Extended Data Fig. 2: Schematic of perturbation experiment types.

(a) (left) Single fly experiment with whole-brain observation (microscope FOV encompasses all postsynaptic neurons), single neuron stimulation (laser drives filled red neuron), and total rank of stimulation is 1 (only one laser). As a result, all postsynaptic weights from the stimulated neuron are identifiable (blue column of weight matrix filled). (middle) To learn all other effectome weights in this setup would require as many flies as neurons, as each individual neuron is stimulated. (b) Single fly experiment in which all weights are identifiable: whole-brain observation, whole-brain stimulation, and rank of stimulation is equal to the number of neurons in the brain (same number of lasers as neurons). (c) (left) Single fly experiment with partial brain observation (FOV encompasses half of neurons), partial brain stimulation (two neurons red filled), and rank of stimulation is equal to that of the source (2). (middle) To identify all weights of source neurons the experiment is repeated in another fly but with different target neurons.
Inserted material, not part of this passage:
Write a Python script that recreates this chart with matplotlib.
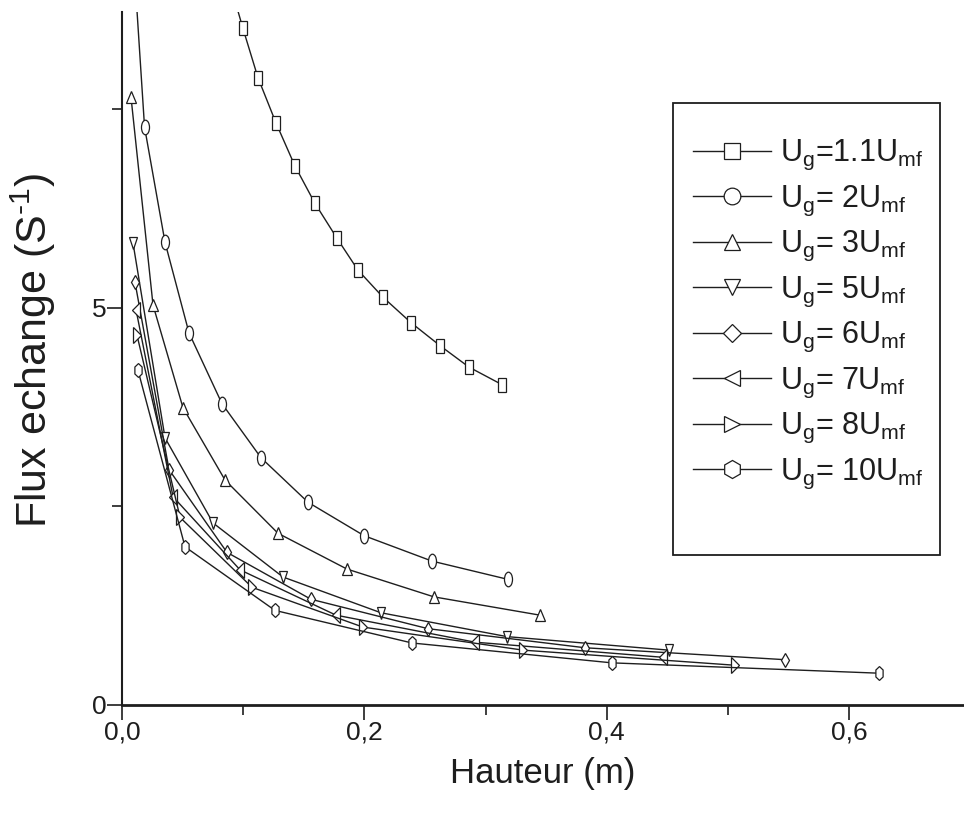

All effectome weights can be identified piecemeal in this manner. (d) Convergence rate to full identifiability of the fly effectome as a function of the fraction of number of experiments over the total number of neurons. Different traces reflect different experimental settings. Columns in legend are three primary ways experiments can vary. Source is the number of neurons that are being stimulated. Target is the number of neurons observed, we assume the source neurons are also observed. Perturbation rank is the dimensionality of the perturbation method. D is the total number of neurons.